Task instructions>
Only the lines from the start of the material through the line containing "import plotly.graph_objects as go" are to be extracted, exactly as they appear.

Dataset section>
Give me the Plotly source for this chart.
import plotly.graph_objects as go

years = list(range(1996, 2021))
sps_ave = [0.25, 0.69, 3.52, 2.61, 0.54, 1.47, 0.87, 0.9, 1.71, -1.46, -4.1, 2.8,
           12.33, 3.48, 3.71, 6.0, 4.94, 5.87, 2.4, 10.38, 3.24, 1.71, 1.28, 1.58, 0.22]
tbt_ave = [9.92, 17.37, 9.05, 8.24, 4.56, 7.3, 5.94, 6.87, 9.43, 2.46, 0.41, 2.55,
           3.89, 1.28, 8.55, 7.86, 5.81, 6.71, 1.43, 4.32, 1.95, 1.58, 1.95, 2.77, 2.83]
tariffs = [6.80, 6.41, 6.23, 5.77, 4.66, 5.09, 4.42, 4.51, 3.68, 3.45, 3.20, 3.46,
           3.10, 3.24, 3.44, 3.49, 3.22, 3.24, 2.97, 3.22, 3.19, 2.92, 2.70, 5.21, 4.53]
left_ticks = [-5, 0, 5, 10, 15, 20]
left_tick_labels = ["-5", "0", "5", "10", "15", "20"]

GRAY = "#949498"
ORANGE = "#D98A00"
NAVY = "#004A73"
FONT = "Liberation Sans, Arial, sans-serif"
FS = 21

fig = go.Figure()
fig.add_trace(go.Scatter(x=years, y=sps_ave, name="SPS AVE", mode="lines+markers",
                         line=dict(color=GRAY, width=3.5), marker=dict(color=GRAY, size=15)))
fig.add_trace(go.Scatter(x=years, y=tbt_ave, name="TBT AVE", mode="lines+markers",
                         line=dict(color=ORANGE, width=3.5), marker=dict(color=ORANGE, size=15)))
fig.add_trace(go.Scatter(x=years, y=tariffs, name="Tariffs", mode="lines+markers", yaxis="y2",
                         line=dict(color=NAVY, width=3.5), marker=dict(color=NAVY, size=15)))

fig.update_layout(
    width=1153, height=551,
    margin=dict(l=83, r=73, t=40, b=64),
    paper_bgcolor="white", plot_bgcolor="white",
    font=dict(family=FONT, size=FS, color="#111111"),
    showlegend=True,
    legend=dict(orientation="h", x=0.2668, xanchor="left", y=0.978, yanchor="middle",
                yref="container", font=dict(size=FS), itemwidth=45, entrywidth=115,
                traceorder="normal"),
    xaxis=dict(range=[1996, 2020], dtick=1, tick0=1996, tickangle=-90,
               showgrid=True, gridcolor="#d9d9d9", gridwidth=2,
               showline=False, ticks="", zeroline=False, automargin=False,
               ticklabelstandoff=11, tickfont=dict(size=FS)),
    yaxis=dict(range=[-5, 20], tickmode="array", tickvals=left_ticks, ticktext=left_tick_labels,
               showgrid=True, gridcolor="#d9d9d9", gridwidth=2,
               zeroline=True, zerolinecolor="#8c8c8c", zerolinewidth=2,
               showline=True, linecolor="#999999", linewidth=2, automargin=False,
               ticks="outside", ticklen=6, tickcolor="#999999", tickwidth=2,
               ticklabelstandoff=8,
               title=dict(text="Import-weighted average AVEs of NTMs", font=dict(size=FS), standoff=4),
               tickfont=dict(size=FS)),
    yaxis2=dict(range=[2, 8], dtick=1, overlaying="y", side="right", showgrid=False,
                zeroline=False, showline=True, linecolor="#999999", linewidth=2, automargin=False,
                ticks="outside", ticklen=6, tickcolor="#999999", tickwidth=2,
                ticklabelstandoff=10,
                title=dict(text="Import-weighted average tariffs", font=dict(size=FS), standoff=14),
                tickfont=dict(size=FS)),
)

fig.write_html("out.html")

Completed task>
Give me the Plotly source for this chart.
import plotly.graph_objects as go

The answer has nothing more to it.